Quote the material below exactly as written, from the first line to the line that holds "1.92, 1.96, 2.00]", endpoints included.
....
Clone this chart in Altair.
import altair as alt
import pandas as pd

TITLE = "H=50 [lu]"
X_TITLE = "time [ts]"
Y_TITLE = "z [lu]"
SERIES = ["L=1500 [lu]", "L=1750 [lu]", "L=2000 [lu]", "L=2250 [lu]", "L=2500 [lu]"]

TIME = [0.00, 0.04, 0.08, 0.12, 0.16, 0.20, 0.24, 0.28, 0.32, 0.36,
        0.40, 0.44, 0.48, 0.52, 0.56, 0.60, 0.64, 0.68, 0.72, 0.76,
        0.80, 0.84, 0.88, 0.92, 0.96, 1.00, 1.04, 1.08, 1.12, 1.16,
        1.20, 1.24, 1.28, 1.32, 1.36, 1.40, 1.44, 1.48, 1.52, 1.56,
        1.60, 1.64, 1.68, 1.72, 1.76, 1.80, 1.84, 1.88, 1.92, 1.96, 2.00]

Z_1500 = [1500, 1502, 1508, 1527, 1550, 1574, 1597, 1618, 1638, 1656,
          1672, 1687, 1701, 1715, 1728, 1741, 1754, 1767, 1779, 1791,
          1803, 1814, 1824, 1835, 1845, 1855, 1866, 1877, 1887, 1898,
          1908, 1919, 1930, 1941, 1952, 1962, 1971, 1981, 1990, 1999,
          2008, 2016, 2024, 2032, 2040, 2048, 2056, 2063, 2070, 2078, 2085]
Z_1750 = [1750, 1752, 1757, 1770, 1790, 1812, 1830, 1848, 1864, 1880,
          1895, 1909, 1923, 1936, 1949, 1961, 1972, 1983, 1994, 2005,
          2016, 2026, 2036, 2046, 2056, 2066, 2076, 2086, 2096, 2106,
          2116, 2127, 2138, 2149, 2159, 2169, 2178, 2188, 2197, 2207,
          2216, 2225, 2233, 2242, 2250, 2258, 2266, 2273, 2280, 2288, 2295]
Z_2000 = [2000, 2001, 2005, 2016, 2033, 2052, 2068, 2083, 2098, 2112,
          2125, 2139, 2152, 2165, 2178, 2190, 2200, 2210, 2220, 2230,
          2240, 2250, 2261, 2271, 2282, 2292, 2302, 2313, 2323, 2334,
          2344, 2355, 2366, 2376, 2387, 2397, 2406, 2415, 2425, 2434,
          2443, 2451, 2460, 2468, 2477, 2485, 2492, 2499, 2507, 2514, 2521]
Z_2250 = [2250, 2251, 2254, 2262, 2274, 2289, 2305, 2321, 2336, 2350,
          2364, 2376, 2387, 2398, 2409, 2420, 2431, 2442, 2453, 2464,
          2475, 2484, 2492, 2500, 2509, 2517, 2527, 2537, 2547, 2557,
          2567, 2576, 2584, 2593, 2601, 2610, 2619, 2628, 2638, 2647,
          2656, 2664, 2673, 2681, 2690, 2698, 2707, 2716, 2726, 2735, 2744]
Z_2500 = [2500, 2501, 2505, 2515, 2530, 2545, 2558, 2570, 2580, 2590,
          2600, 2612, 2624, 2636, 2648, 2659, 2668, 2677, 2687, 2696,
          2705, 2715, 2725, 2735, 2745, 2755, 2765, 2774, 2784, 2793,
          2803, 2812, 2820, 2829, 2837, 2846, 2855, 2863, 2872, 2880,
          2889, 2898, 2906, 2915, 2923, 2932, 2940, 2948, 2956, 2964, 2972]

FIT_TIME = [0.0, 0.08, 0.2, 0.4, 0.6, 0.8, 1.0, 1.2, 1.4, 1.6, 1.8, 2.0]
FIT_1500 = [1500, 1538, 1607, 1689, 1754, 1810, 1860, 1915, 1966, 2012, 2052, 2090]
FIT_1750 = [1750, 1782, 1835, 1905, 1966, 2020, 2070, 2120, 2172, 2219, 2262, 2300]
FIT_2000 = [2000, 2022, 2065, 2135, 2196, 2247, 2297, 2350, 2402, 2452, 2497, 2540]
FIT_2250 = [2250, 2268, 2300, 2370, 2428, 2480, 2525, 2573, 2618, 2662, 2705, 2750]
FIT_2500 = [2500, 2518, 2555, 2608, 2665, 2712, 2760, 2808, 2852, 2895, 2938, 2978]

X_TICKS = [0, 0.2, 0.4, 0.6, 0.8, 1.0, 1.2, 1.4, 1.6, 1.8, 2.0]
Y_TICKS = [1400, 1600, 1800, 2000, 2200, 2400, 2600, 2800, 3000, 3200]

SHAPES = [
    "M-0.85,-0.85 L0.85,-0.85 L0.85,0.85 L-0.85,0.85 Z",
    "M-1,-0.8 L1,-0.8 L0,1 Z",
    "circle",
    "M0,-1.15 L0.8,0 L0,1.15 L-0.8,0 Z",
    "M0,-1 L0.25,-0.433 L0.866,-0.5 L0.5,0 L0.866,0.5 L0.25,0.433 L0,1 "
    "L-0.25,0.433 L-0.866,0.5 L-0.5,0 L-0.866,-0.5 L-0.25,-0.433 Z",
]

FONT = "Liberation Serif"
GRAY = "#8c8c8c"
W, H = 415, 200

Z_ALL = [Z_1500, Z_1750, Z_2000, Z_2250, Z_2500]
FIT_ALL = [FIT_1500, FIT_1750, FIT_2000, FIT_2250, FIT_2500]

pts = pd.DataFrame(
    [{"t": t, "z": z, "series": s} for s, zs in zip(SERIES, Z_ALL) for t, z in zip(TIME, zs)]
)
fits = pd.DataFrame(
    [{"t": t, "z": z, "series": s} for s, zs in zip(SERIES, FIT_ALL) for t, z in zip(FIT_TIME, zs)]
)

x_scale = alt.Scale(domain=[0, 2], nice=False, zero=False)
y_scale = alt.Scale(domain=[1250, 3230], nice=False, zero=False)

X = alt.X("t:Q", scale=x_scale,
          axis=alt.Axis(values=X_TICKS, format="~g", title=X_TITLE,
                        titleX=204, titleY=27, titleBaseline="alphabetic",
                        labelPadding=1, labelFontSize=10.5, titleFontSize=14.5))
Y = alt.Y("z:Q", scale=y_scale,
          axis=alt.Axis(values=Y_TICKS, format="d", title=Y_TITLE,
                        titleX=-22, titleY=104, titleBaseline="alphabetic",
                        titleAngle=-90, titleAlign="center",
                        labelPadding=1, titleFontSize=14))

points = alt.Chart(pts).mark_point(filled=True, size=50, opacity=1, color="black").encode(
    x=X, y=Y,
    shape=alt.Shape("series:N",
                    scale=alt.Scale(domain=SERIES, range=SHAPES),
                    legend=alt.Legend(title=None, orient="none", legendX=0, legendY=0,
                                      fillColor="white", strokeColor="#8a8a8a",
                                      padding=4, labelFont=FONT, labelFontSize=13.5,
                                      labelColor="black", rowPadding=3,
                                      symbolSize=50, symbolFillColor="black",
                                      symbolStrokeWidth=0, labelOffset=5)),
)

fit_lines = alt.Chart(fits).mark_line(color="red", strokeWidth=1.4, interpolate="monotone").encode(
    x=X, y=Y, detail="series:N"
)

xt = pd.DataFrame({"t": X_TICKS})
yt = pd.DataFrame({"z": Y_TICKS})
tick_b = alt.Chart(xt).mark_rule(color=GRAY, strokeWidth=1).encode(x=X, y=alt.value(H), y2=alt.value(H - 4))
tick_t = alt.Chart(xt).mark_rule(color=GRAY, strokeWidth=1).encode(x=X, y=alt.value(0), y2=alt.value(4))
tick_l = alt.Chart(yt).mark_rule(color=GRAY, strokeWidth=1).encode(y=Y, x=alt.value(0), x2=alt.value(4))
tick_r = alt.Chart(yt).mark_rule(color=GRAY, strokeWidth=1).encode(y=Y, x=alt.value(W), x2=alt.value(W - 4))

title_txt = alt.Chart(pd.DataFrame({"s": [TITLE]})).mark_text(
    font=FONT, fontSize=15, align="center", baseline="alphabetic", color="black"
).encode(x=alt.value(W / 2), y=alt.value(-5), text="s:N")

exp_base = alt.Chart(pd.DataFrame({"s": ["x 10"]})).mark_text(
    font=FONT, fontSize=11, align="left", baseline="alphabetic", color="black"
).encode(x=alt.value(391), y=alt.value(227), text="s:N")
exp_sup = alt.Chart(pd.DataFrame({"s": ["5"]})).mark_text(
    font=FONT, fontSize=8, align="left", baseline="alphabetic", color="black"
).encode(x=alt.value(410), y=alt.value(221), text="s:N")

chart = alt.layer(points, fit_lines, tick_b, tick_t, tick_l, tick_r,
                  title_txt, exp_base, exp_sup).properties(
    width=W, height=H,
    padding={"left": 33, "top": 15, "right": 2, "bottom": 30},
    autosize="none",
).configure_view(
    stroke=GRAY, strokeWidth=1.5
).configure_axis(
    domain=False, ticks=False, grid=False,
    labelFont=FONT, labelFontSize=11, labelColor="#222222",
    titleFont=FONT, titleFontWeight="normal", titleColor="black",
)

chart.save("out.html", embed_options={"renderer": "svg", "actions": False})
....
◆ **THE RESPONSE**
Clone this chart in Altair.
import altair as alt
import pandas as pd

TITLE = "H=50 [lu]"
X_TITLE = "time [ts]"
Y_TITLE = "z [lu]"
SERIES = ["L=1500 [lu]", "L=1750 [lu]", "L=2000 [lu]", "L=2250 [lu]", "L=2500 [lu]"]

TIME = [0.00, 0.04, 0.08, 0.12, 0.16, 0.20, 0.24, 0.28, 0.32, 0.36,
        0.40, 0.44, 0.48, 0.52, 0.56, 0.60, 0.64, 0.68, 0.72, 0.76,
        0.80, 0.84, 0.88, 0.92, 0.96, 1.00, 1.04, 1.08, 1.12, 1.16,
        1.20, 1.24, 1.28, 1.32, 1.36, 1.40, 1.44, 1.48, 1.52, 1.56,
        1.60, 1.64, 1.68, 1.72, 1.76, 1.80, 1.84, 1.88, 1.92, 1.96, 2.00]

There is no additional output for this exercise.